Let $z \in\Bbb{C}^{\times}$ such that $|z^3+\frac{1}{z^3}|\leq 2$. Prove that $|z+\frac{1}{z}|\leq 2$.

My approach :

Since :

$(a^3+b^3)=(a+b)^3-3ab(a+b)$

$\Rightarrow z^3+\frac{1}{z^3}=(z+\frac{1}{z})^3-3(z+\frac{1}{z})$

Now I don't know further about this problem whether or not this will help here.
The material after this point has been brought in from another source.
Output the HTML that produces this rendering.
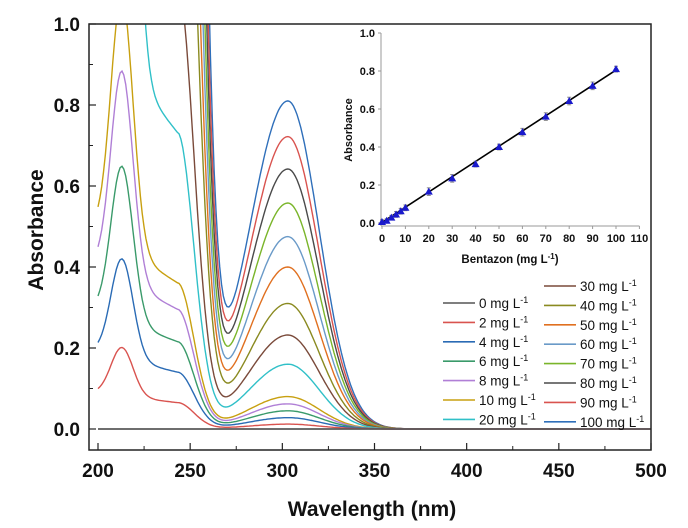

Please guide to solve this problem will be of great help, thanks.

Answer 1

You are on the right path; you have shown that $$\left(z+\tfrac{1}{z}\right)^3=z^3+\tfrac{1}{z^3}+3\left(z+\tfrac{1}{z}\right).$$ Taking norms it follows from the triangle inequality that $$\left|\left(z+\tfrac{1}{z}\right)^3\right|=\left|z^3+\tfrac{1}{z^3}+3\left(z+\tfrac{1}{z}\right)\right|\leq\left|z^3+\tfrac{1}{z^3}\right|+\left|3\left(z+\tfrac{1}{z}\right)\right|,$$ and rewriting and rearranging the terms a bit yields $$\left|z+\tfrac{1}{z}\right|\cdot\left(\left|z+\tfrac{1}{z}\right|^2-3\right)\leq\left|z^3+\tfrac{1}{z^3}\right|\leq2.$$ Let $x:=\left|z+\tfrac{1}{z}\right|$ so that we above becomes $x\cdot(x^2-3)\leq2$, or equivalently $x^3-3x-2\leq0$. Using the rational root test if you like, it's easy to see that $x^3-3x-2=(x-2)(x+1)^2$, from which it follows that $x\leq2$ as desired.

Answer 2

You have $(z+\frac{1}{z})^3-3(z+\frac{1}{z})=z^3+\frac{1}{z^3}$, and $\left|(z+\frac{1}{z})^3-3(z+\frac{1}{z})\right|=\left|z+\frac{1}{z}\right|\cdot\left|(z+\frac{1}{z})^2-3\right|$.

Hence if $\left|z+\frac{1}{z}\right|>2$, then $\left|z^3+\frac{1}{z^3}\right|>2\cdot(4-3)=2$. Contradiction.